Jac Leirner | Frieze

Jul 14 2023


By Maddie Hampton

At the Swiss Institute, New York, Jac Leirner’s sculptures and installations of discarded objects suggest the unseen exchanges of everyday life

Rooted in the meticulous collection and reappropriation of discarded objects, Jac Leirner’s practice traces the unseen contours of the everyday. In her survey exhibition currently on view at the Swiss Institute in New York, emery boards, pen caps and paper tickets line the walls of the ground floor gallery, arranged by colour on thin metal shelves. In the corners, handyman’s levels and notebook spines form ‘X’s like scaffold supports. Upstairs, newspaper ads, business cards and posters pulled from the streetlights of the Lower East Side are collaged on canvas. These are the objects that linger at the back of your desk drawer, the rarely used fold of your wallet or the centre console of your car. Not all the works successfully transcend the image of the artist as simply a serial collector, but those that do allude to the full complexity of interlaced allegiances – personal and political – that run electric through the grid of our day-to-day lives.

Curiously, Leirner speaks about her work as primarily a study in materiality. In a 2011 interview with Adele Nelson, she claimed to be motivated first and foremost by the physical quality of objects, choosing to combine them chiefly by happenstance. She links her practice back to Dada, to meaning in nonsense. And yet, despite her fascination with material, her best works trade more directly in the institutional afterlives of the objects than in their blunt physicality. Inspired by the constructivism of her native Brazil and the conceptual art of New York in the 1960s and ‘70s, the minimal profiles of Leirner’s works place her amongst a group of artists who, beginning in the 1990s, retooled minimalist aesthetics to hold poetic and political meaning.
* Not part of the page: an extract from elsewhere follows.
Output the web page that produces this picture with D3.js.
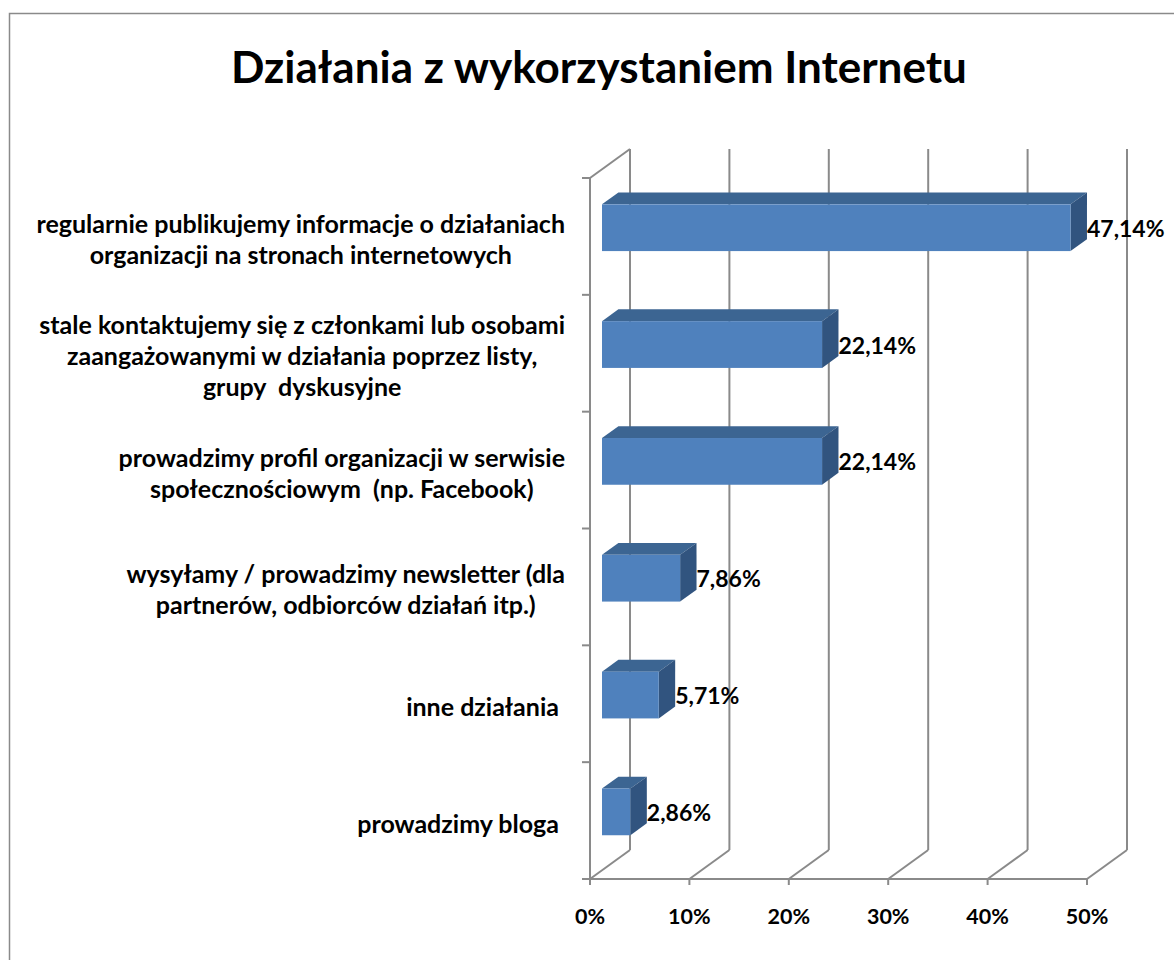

The detritus of daily life becomes not only a shadow representation of that life, but perhaps more crucially, a loose sketch of the systems and networks that validate it. Pens and pencils taken from research libraries, museums and opera houses lined tip to toe and suspended across the walls gesture at the artists, workers and visitors who both feed and rely on the institutional ecosystem.

This interdependent network is perhaps best exemplified by Nice to Meet You (2023). Installed along the back wall of the ground floor exhibition space, rows of business cards are fixed to two metal strips. The work is an extension of the artist’s series, ‘Foi um prazer’, which has seen a number of different iterations since its inception in 1987. A blend of new and old, the cards date themselves, listing editors for now-defunct magazines and gallery directors who’ve since opened their own, eponymous spaces. Wear is evidenced in folded corners, coffee stains and pencilled scribbles. Placed directly in front, on a low plinth, is Blue Phase (1992), a sculpture constructed of hundreds of Brazilian cruzeiro banknotes, punctured and stitched together to form an organic, circular shape.

In 1986, the new Brazilian cruzado was introduced at an exchange rate of 1 to 1000, rendering the cruzeiro the second currency to become useless following decades of runaway inflation. The direct correlation between the two works is evident: the cards, indicative of knowing and being known, operate as a currency traded within the various overlapping circuits of the artworld. The juxtaposition paints value itself as exceedingly fragile – produced not only through the organic reification of circuits, systems and ‘worlds,’ but capable also of being redirected or voided at the sudden whim of the state. Adjacent to institutional critique, Leirner’s strict attention to the minute in her art ultimately captures the overlapping value systems that pepper our daily engagement with life itself – not criticizing per se, but rather precisely illuminating the webs of exchange on which we all invariably depend.